* [Problem statement] Your copy should hold exactly the lines from the one containing "What matplotlib code" to the one containing "fontsize=27, fontweight='bold', family='Open", inclusive, with no pictures.

* Begin Available data *

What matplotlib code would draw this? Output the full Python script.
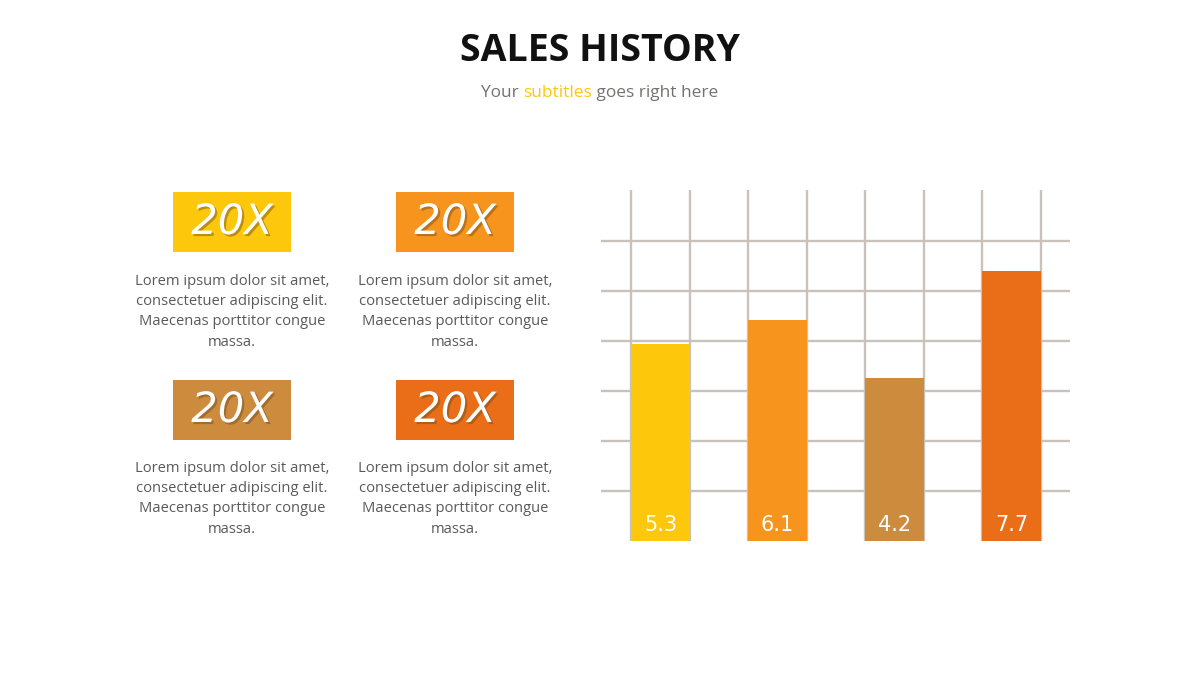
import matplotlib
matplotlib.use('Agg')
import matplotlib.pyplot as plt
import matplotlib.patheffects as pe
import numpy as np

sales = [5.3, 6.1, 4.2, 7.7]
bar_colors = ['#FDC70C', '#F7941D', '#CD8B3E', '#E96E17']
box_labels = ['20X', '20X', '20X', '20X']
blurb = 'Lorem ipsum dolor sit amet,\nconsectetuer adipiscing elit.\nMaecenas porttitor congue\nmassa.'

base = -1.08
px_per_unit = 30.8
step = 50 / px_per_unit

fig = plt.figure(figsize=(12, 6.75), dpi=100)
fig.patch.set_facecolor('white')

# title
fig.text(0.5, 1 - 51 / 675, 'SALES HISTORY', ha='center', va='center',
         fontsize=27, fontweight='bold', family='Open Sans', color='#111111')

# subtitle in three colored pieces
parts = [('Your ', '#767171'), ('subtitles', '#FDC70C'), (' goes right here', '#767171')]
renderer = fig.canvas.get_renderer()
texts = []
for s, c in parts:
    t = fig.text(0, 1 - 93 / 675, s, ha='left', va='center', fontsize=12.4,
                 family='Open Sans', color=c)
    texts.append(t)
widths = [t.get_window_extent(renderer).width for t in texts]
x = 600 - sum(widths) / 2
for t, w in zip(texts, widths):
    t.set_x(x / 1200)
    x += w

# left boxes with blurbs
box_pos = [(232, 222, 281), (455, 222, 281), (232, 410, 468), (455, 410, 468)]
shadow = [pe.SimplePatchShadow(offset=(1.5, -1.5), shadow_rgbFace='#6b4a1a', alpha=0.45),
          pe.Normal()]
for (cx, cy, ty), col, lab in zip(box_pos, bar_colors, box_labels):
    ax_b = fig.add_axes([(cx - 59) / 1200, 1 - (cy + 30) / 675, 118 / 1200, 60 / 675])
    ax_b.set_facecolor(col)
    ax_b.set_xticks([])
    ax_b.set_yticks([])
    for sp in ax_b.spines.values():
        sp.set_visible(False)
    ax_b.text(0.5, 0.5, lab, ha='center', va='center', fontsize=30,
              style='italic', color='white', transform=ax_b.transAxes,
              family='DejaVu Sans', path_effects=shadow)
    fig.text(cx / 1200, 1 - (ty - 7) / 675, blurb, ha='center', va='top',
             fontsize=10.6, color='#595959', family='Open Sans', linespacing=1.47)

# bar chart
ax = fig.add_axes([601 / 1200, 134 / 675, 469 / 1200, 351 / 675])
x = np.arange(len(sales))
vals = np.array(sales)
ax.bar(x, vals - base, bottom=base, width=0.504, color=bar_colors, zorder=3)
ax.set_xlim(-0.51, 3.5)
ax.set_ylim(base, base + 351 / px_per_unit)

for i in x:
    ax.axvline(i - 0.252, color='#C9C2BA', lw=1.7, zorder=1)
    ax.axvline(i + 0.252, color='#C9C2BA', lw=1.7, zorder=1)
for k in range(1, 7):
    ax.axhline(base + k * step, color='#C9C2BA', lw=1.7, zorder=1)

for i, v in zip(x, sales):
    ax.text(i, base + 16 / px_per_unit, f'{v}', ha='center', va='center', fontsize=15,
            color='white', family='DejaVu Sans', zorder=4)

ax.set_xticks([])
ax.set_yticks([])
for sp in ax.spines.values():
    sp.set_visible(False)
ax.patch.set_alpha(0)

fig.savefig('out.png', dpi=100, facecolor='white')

* End Available data *
* Begin Available data *

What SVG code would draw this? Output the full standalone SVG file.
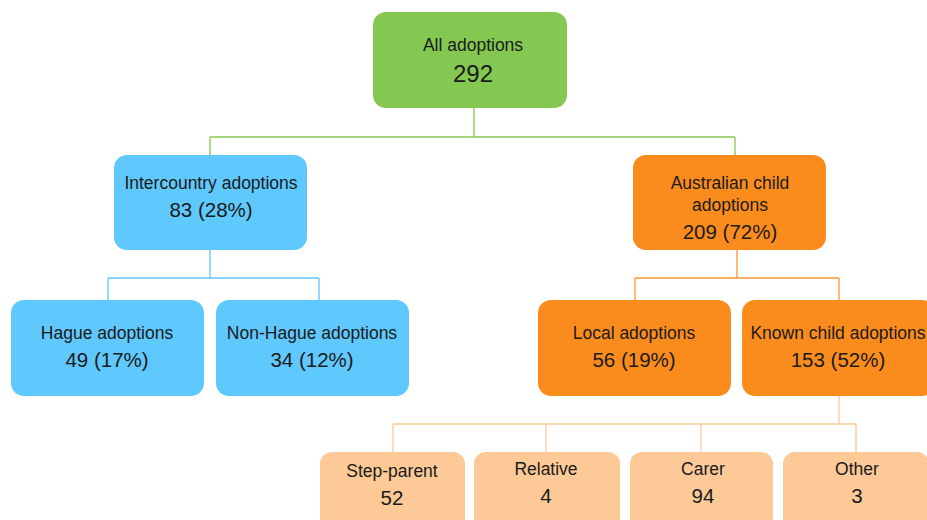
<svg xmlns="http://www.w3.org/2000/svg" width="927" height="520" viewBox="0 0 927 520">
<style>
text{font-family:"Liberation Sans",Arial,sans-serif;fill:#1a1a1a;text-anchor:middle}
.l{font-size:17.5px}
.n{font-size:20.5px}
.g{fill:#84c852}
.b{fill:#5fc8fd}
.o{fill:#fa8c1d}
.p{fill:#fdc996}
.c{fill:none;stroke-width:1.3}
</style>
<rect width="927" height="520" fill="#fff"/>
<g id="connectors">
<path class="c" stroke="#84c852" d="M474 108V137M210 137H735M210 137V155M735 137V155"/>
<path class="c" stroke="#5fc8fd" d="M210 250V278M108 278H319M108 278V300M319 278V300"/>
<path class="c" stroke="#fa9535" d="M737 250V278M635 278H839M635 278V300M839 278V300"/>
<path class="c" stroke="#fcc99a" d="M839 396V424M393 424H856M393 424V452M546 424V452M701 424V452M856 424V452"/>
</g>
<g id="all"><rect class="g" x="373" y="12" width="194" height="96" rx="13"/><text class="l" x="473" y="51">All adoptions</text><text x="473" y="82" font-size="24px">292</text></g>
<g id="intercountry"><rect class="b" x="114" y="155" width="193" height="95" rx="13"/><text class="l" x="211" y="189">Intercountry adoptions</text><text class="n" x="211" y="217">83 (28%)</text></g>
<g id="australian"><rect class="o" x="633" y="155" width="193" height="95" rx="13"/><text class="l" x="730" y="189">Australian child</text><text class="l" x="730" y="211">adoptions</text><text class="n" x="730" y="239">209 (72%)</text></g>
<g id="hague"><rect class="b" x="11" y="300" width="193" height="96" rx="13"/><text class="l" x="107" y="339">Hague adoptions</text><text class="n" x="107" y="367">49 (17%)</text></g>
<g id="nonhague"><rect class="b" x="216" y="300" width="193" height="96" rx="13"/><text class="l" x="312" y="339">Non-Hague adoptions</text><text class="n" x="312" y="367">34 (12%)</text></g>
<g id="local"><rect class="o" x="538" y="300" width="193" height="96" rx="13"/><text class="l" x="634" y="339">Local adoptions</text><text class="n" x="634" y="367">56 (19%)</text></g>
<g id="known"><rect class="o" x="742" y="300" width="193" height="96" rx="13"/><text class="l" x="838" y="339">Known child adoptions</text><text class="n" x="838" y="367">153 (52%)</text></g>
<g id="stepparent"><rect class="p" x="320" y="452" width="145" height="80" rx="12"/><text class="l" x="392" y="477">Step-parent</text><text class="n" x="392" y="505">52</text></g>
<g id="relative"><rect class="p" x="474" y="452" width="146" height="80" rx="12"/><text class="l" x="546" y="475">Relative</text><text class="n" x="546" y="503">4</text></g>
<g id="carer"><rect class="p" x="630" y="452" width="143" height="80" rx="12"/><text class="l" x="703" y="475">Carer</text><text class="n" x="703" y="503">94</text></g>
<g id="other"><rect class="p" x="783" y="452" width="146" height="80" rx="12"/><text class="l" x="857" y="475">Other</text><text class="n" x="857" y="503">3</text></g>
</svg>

* End Available data *
* Begin Available data *

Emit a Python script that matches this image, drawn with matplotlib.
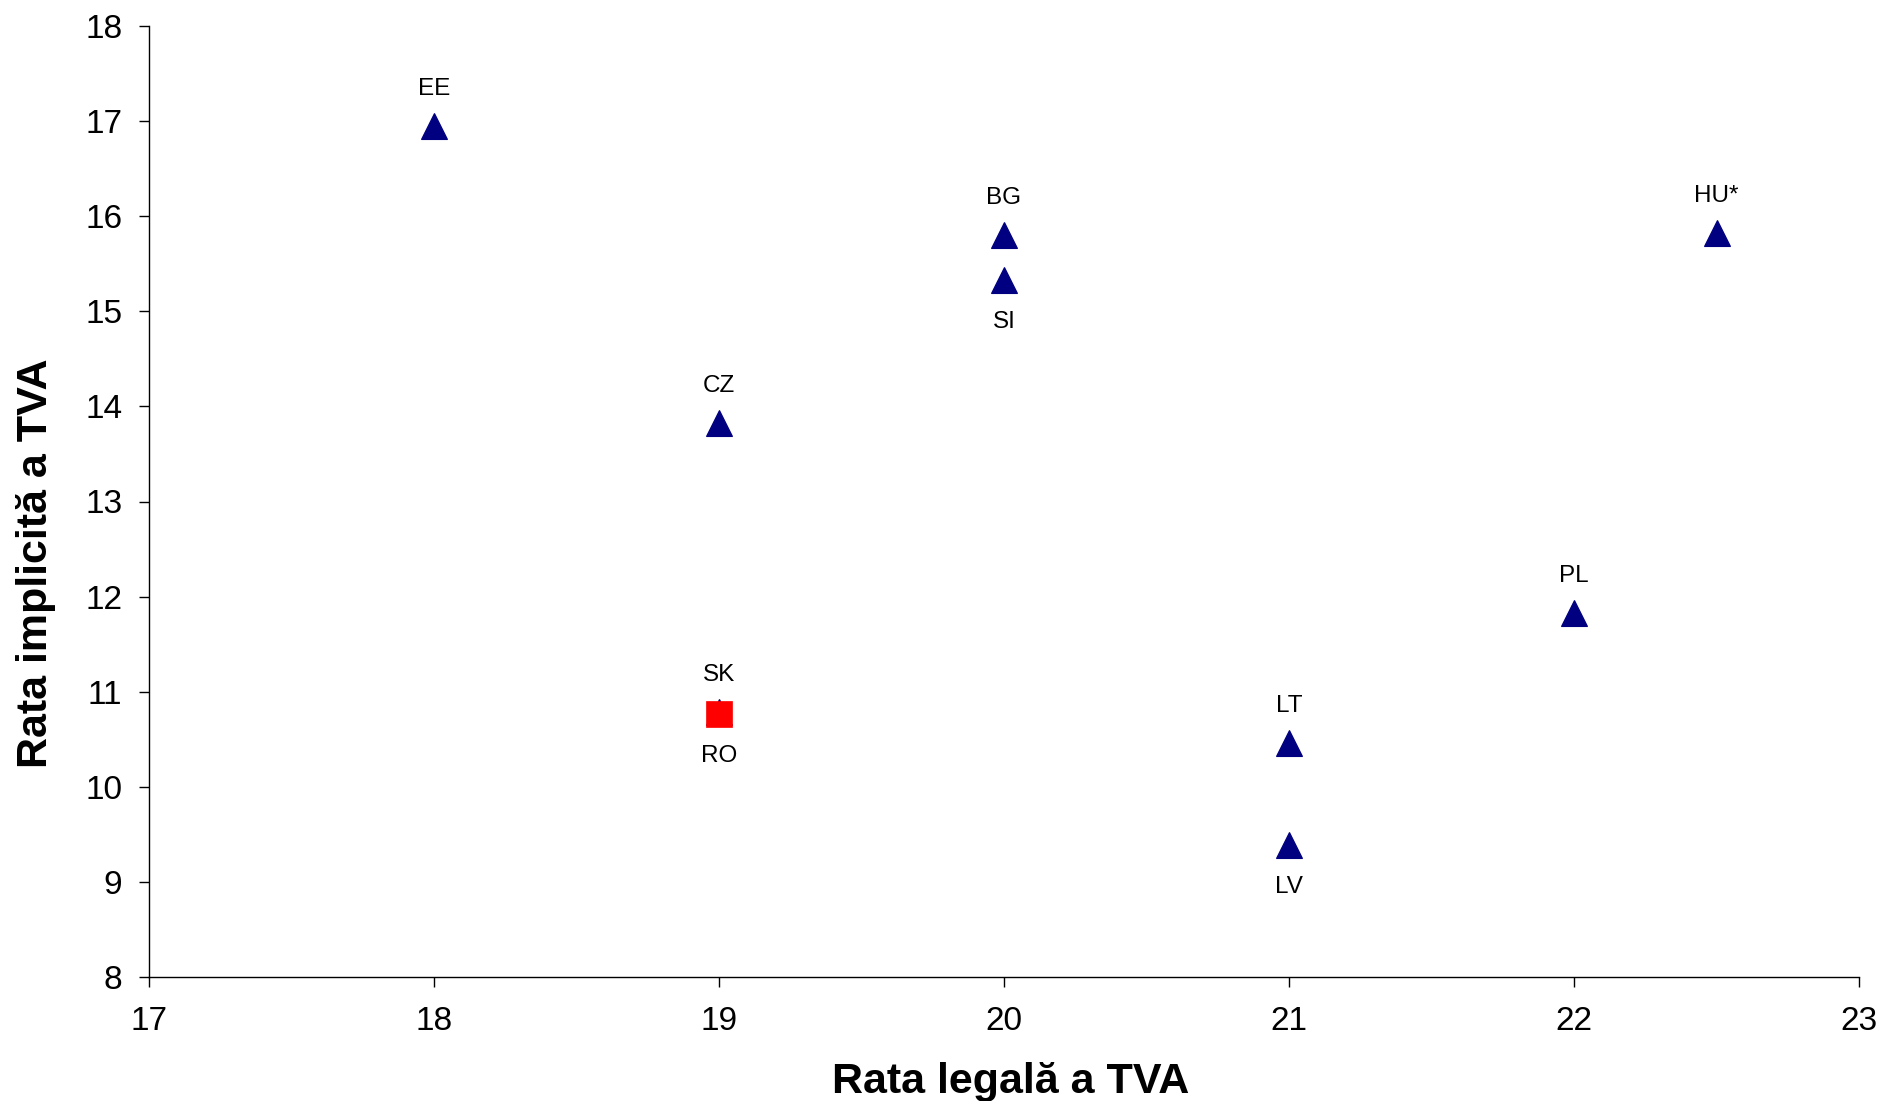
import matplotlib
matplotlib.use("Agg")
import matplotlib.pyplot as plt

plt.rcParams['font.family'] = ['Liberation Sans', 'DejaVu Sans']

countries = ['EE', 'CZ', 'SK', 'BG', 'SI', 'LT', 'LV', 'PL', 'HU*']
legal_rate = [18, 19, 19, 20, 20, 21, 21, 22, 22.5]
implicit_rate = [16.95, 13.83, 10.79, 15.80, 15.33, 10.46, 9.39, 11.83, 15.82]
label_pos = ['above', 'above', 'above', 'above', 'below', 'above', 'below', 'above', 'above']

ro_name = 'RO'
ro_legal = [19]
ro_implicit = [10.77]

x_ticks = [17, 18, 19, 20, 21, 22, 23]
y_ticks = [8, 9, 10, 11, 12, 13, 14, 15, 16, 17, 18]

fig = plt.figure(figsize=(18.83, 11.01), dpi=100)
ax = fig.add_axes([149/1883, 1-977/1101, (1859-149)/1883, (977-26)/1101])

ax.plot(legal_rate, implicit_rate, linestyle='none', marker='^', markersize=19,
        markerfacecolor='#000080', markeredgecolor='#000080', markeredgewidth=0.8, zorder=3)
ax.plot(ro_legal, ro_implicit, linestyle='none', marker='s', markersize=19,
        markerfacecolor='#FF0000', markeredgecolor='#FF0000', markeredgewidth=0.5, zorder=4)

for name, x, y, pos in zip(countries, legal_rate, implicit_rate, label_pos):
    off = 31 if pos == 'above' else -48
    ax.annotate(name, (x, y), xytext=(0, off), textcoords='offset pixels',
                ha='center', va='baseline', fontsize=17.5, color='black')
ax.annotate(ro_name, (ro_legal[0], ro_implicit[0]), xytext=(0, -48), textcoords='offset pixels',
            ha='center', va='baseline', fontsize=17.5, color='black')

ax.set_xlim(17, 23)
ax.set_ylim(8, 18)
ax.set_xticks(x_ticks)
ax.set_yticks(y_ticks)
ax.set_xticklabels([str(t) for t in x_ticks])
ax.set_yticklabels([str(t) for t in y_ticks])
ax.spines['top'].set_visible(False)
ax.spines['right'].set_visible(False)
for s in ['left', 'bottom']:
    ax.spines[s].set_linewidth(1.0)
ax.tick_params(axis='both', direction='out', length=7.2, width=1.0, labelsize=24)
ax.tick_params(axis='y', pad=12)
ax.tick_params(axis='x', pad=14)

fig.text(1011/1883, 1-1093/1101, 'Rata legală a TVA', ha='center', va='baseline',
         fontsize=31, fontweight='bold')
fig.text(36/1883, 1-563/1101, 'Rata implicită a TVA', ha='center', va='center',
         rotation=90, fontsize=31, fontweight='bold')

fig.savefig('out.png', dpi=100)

* End Available data *

* [Result]
What matplotlib code would draw this? Output the full Python script.
import matplotlib
matplotlib.use('Agg')
import matplotlib.pyplot as plt
import matplotlib.patheffects as pe
import numpy as np

sales = [5.3, 6.1, 4.2, 7.7]
bar_colors = ['#FDC70C', '#F7941D', '#CD8B3E', '#E96E17']
box_labels = ['20X', '20X', '20X', '20X']
blurb = 'Lorem ipsum dolor sit amet,\nconsectetuer adipiscing elit.\nMaecenas porttitor congue\nmassa.'

base = -1.08
px_per_unit = 30.8
step = 50 / px_per_unit

fig = plt.figure(figsize=(12, 6.75), dpi=100)
fig.patch.set_facecolor('white')

# title
fig.text(0.5, 1 - 51 / 675, 'SALES HISTORY', ha='center', va='center',
         fontsize=27, fontweight='bold', family='Open Sans', color='#111111')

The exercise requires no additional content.